Back in March, several movies came out on home media early after their theatrical runs were cut short, while numerous upcoming movies were taken off the calendar and given new release dates. Universal Pictures went down a third route with Trolls World Tour: with the sequel slated for an April 10 release, not only did was it still shown inside some theaters that remained open, it was also offered as a VOD rental on the same day.
While this Trolls World Tour decision proved to be most beneficial for Universal, that move, as well as the studio’s interest in releasing more movies in theaters and online simultaneously, has been met with backlash by several theatrical chains. Nevertheless, Universal has decided to release another movie straight to home media: The High Note.
Starting on May 29, The High Note (which was originally supposed to hit theaters on May 8) will be available to rent for a 48-hour period on demand for $19.99. Tracee Ellis Ross, one of the movie’s stars, took to Instagram to announce the new release plan, as seen below.
The High Note stars Tracee Ellis Ross as Grace Davis, a music superstar whose talent, and ego have, “reached unbelievable heights,” and Dakota Johnson as Maggie, Grace’s overworked personal assistant. Maggie dreams of becoming a music producer, and when Grace’s manager, Ice Cube’s Jack Robertson, presents her with an opportunity to take her career down a new path, Maggie and Grace work up a plan that could change their lives forever.
Tracee Ellis Ross, Dakota Johnson and Ice Cube are joined on The High Note by Kevin Harrison Jr., Zoë Chao, June Diane Raphael, Deniz Akdeniz, Bill Pullman, Eddie Izzard and Diplo. Late Night’s Nisha Ganatra directed the feature, and Flora Green wrote the script. Feel free to watch The High Note trailer to get an even better idea about what you’d be getting should you decide to spring for that $19.99 rental.
Although some states have initiatives in motion to reopen movie theaters, overall, it doesn’t look like the the theatrical business will be returning to the normal grind anytime soon.
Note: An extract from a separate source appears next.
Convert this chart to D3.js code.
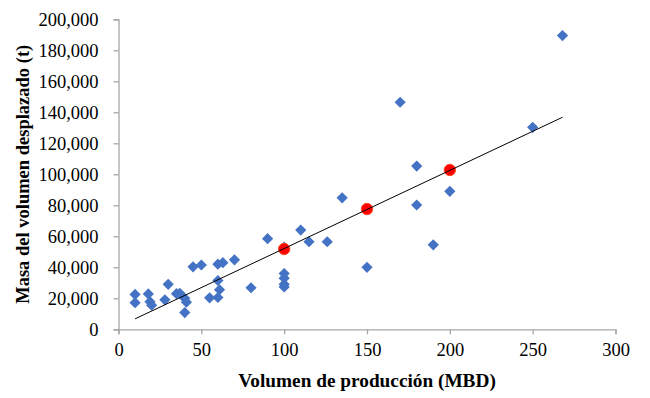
<!DOCTYPE html>
<html>
<head>
<meta charset="utf-8">
<script src="https://cdn.jsdelivr.net/npm/d3@7"></script>
<style>
  html, body { margin: 0; padding: 0; background: #fff; }
  svg { display: block; }
  text { font-family: "Liberation Serif", "Times New Roman", Tinos, "DejaVu Serif", serif; fill: #000; }
</style>
</head>
<body>
<svg id="chart" width="650" height="398"></svg>
<script>
// ---- Data ----
const obsX = [10, 10, 18, 19, 20, 28, 30, 35, 37, 40, 41, 40, 45, 50, 55, 60, 63, 60, 61, 60, 70, 80, 90, 100, 100, 100, 100, 100, 110, 115, 126, 135, 150, 170, 180, 180, 190, 200, 250, 268];
const obsY = [22500, 17200, 22800, 17800, 15500, 19000, 29000, 23000, 23200, 20000, 17500, 10800, 40300, 41500, 20300, 42000, 43000, 31500, 25500, 20500, 44800, 26800, 58500, 53000, 36000, 33000, 29000, 27300, 64000, 56500, 56500, 84800, 40000, 146500, 105300, 80200, 54500, 89000, 130300, 189500];
const estX = [100, 150, 200];
const estY = [51800, 77600, 102800];
const trendX = [10, 268];
const trendY = [6750, 136800];
const xTicks = [0, 50, 100, 150, 200, 250, 300];
const yTicks = [0, 20000, 40000, 60000, 80000, 100000, 120000, 140000, 160000, 180000, 200000];
const xTitle = "Volumen de producción (MBD)";
const yTitle = "Masa del volumen desplazado (t)";

// ---- Layout ----
const svg = d3.select("#chart");
const pLeft = 118.5, pRight = 615.5, pTop = 19.3, pBottom = 329.3;

const x = d3.scaleLinear().domain([0, 300]).range([pLeft, pRight]);
const y = d3.scaleLinear().domain([0, 200000]).range([pBottom, pTop]);
const fmt = d3.format(",");

const axisColor = "#A6A6A6";
const serif = "'Liberation Serif', 'Times New Roman', Tinos, 'DejaVu Serif', serif";

// X axis
const gx = svg.append("g").attr("transform", `translate(0,${pBottom})`)
  .call(d3.axisBottom(x).tickValues(xTicks).tickSize(5).tickPadding(9).tickFormat(d3.format("d")));
gx.attr("font-family", serif);
gx.select(".domain").attr("stroke", axisColor).attr("stroke-width", 1.3);
gx.selectAll(".tick line").attr("stroke", axisColor).attr("stroke-width", 1.3);
gx.selectAll(".tick text").attr("font-size", "18.5px").attr("fill", "#000").attr("font-family", serif);

// Y axis
const gy = svg.append("g").attr("transform", `translate(${pLeft},0)`)
  .call(d3.axisLeft(y).tickValues(yTicks).tickSize(5).tickPadding(15).tickFormat(fmt));
gy.attr("font-family", serif);
gy.select(".domain").attr("stroke", axisColor).attr("stroke-width", 1.3);
gy.selectAll(".tick line").attr("stroke", axisColor).attr("stroke-width", 1.3);
gy.selectAll(".tick text").attr("font-size", "18.5px").attr("fill", "#000").attr("font-family", serif);

// Observed points (blue diamonds)
const obs = obsX.map((v, i) => ({x: v, y: obsY[i]}));
const r = 5.6;
svg.append("g").selectAll("path").data(obs).join("path")
  .attr("d", `M0,${-r}L${r},0L0,${r}L${-r},0Z`)
  .attr("transform", d => `translate(${x(d.x)},${y(d.y)})`)
  .attr("fill", "#4472C4");

// Estimated points (red circles)
const est = estX.map((v, i) => ({x: v, y: estY[i]}));
svg.append("g").selectAll("circle").data(est).join("circle")
  .attr("cx", d => x(d.x)).attr("cy", d => y(d.y)).attr("r", 5.7)
  .attr("fill", "#FF0000").attr("stroke", "#FF4A1A").attr("stroke-width", 1);

// Trend line
const trend = trendX.map((v, i) => ({x: v, y: trendY[i]}));
svg.append("path").datum(trend)
  .attr("d", d3.line().x(d => x(d.x)).y(d => y(d.y)))
  .attr("fill", "none").attr("stroke", "#000").attr("stroke-width", 1);

// Axis titles
svg.append("text")
  .attr("x", (pLeft + pRight) / 2).attr("y", 387)
  .attr("text-anchor", "middle").attr("font-size", "19.3px").attr("font-weight", "bold")
  .attr("font-family", serif)
  .text(xTitle);

svg.append("text")
  .attr("transform", `translate(29,${(pTop + pBottom) / 2}) rotate(-90)`)
  .attr("text-anchor", "middle").attr("font-size", "18.5px").attr("font-weight", "bold")
  .attr("font-family", serif)
  .text(yTitle);
</script>
</body>
</html>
Taking that into account, as well as how Trolls World Tour ended up being a record-breaking movie for Universal Pictures, it’s hardly surprising that the studio has decided to release The High Note (and The King of Staten Island) straight to home media. And it’s not the only studio taking this approach, as Warner Bros decided to scrap Scoob!’s theatrical release and will make it available for both digital rental and purchase on May 15.
Still, it’ll be interesting to see if Universal’s handling of The High Note will draw more ire from theatrical chains. After NBCUniversal CEO Jeff Shell commented on the success of Trolls World Tour’s digital release and expressed interest in releasing more Universal movies on big screen and small screen formats at the same time, AMC Theaters announced that it would no longer screen Universal movies at its locations.
CineWorld, the parent company of Regal Cinemas, also lashed out at the studio’s decision and vowed not to show any Universal movies that don’t maintain the current theatrical window, or the agreed-upon buffer period between when a movie is shown on the big screen and when it’s available on home media. Jeff Shell clarified days later that theaters will continue to be a “central element” for Universal’s release strategy, while Comcast CFO Mike Cavanagh said that these VOD decisions would be made on a case-by-case basis.